I just realized that my reply to Jerome's inquiry
about the
LSI-11 module with five chips was probably wrong. IIRC, the
LSI-11 chip set consists of the control chip, data chip, and
two MICROMs for the base instruction set. The EIS/FIS (KEV11)
is a single additional MICROM. So the original quad-height
LSI-11 module would have four 40-pin chips without the EIS/FIS,
or five with.
Correct... and with 5 sockets, there would be one left over
for either the EIS/FIS option or WCS, not both.
Was it the LSI-11/2 half-height module that sometimes
used
a hybrid with two MICROMs? If so, it was probably the two
microms that implemented the standard instruction set, in
order to leave a socket open for the KEV11.
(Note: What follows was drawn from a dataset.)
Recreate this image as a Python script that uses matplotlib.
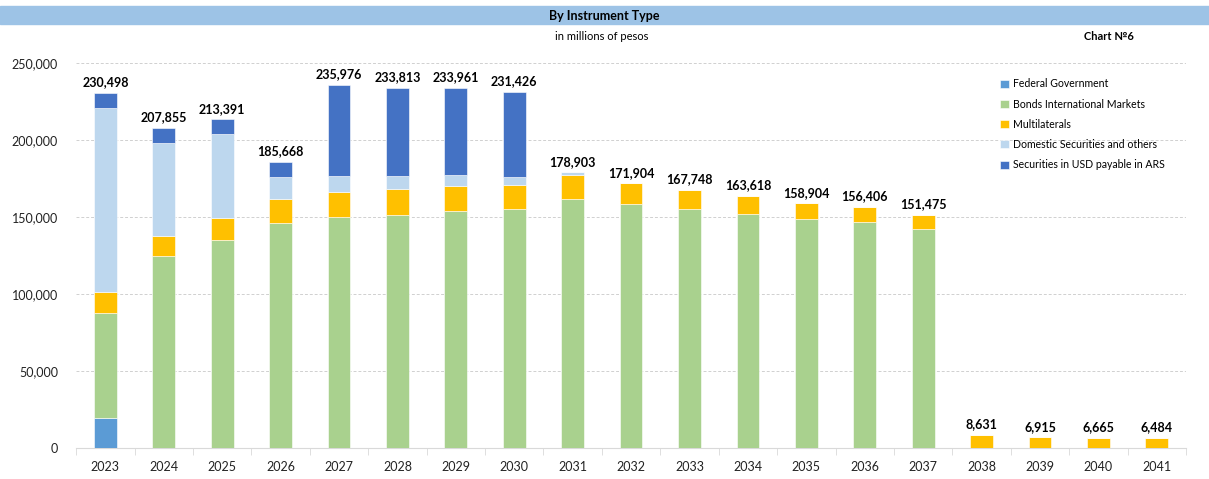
import matplotlib
matplotlib.use("Agg")
import matplotlib.pyplot as plt
from matplotlib.patches import Rectangle
from matplotlib.ticker import FuncFormatter
import numpy as np

plt.rcParams["font.family"] = ["Lato", "DejaVu Sans"]

# data (millions of pesos)
years = ["2023", "2024", "2025", "2026", "2027", "2028", "2029", "2030", "2031", "2032",
         "2033", "2034", "2035", "2036", "2037", "2038", "2039", "2040", "2041"]
federal = [19800, 0, 0, 0, 0, 0, 0, 0, 0, 0, 0, 0, 0, 0, 0, 0, 0, 0, 0]
bonds_intl = [67600, 124700, 135100, 146100, 150200, 151100, 154100, 155000, 161500, 158600,
              155400, 151900, 148500, 146800, 142000, 0, 0, 0, 0]
multilaterals = [14100, 13200, 14300, 15600, 16200, 17300, 16200, 15800, 15900, 13304,
                 12348, 11718, 10404, 9606, 9475, 8631, 6915, 6665, 6484]
domestic = [119100, 60400, 54500, 14100, 10200, 8200, 6800, 5000, 1503, 0,
            0, 0, 0, 0, 0, 0, 0, 0, 0]
usd_in_ars = [9898, 9555, 9491, 9868, 59376, 57213, 56861, 55626, 0, 0,
              0, 0, 0, 0, 0, 0, 0, 0, 0]
totals = [230498, 207855, 213391, 185668, 235976, 233813, 233961, 231426, 178903, 171904,
          167748, 163618, 158904, 156406, 151475, 8631, 6915, 6665, 6484]

series = [
    ("Federal Government", federal, "#5B9BD5"),
    ("Bonds International Markets", bonds_intl, "#A9D18E"),
    ("Multilaterals", multilaterals, "#FFC000"),
    ("Domestic Securities and others", domestic, "#BDD7EE"),
    ("Securities in USD payable in ARS", usd_in_ars, "#4472C4"),
]

fig = plt.figure(figsize=(12.09, 4.79), dpi=100)
ax = fig.add_axes([0.063, 0.0647, 0.918, 0.8038])

x = np.arange(len(years))
bottom = np.zeros(len(years))
for name, vals, color in series:
    vals = np.array(vals, dtype=float)
    ax.bar(x, vals, width=0.39, bottom=bottom, color=color, label=name,
           edgecolor="white", linewidth=0.4, zorder=3)
    bottom += vals

# total labels
for xi, t in zip(x, totals):
    ax.text(xi, t + 3000, f"{t:,}", ha="center", va="bottom",
            fontsize=9, fontweight="bold", color="black")

ax.set_xlim(-0.5, len(years) - 0.5)
ax.set_ylim(0, 250000)
ax.set_yticks(np.arange(0, 250001, 50000))
ax.yaxis.set_major_formatter(FuncFormatter(lambda v, p: f"{int(v):,}"))
ax.grid(axis="y", color="#D0D0D0", linestyle=(0, (3, 2)), linewidth=0.7, zorder=0)

ax.set_xticks(x)
ax.set_xticklabels(years)
ax.set_xticks(np.arange(-0.5, len(years), 1), minor=True)
ax.tick_params(axis="x", which="major", length=0, labelsize=9, pad=9, colors="#222222")
ax.tick_params(axis="x", which="minor", length=5, color="#D9D9D9")
ax.tick_params(axis="y", length=0, labelsize=9, pad=13, colors="#222222")

for s in ["top", "right", "left"]:
    ax.spines[s].set_visible(False)
ax.spines["bottom"].set_color("#D9D9D9")

leg = ax.legend(loc="upper left", bbox_to_anchor=(0.824, 0.985), frameon=False,
                fontsize=7.6, handlelength=0.8, handleheight=0.8,
                handletextpad=0.4, labelspacing=0.88)

# header band and titles
fig.patches.append(Rectangle((0, 1 - 24 / 479), 1, 18 / 479,
                             transform=fig.transFigure, color="#9DC3E6", zorder=0))
fig.text(0.5, 1 - 15.5 / 479, "By Instrument Type", ha="center", va="center",
         fontsize=9, fontweight="bold")
fig.text(0.498, 1 - 36 / 479, "in millions of pesos", ha="center", va="center", fontsize=8)
fig.text(0.917, 1 - 36 / 479, "Chart №6", ha="center", va="center",
         fontsize=8, fontweight="bold")

fig.savefig("out.png", dpi=100)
Actually, I've seen the dual microm used on both 11/03s and
on 11/2s, as well as on the PDT (I have a couple of those
which have been so modified). The 3007/3010 chips are
combined into one dual microm. This would allow boards
with only 4 sockets (like the PDT) to add EIS/FIS.
On the 11/23 and 11/24, some of the chips were also on
dual-chip
hybrids.
The FPU chip for the 11/23,24 was a dual carrier chip. The
CIS option was a hex-carrier chip. It had 6 of those small
gold chips on it, and spanned two sockets of the 11/23[+]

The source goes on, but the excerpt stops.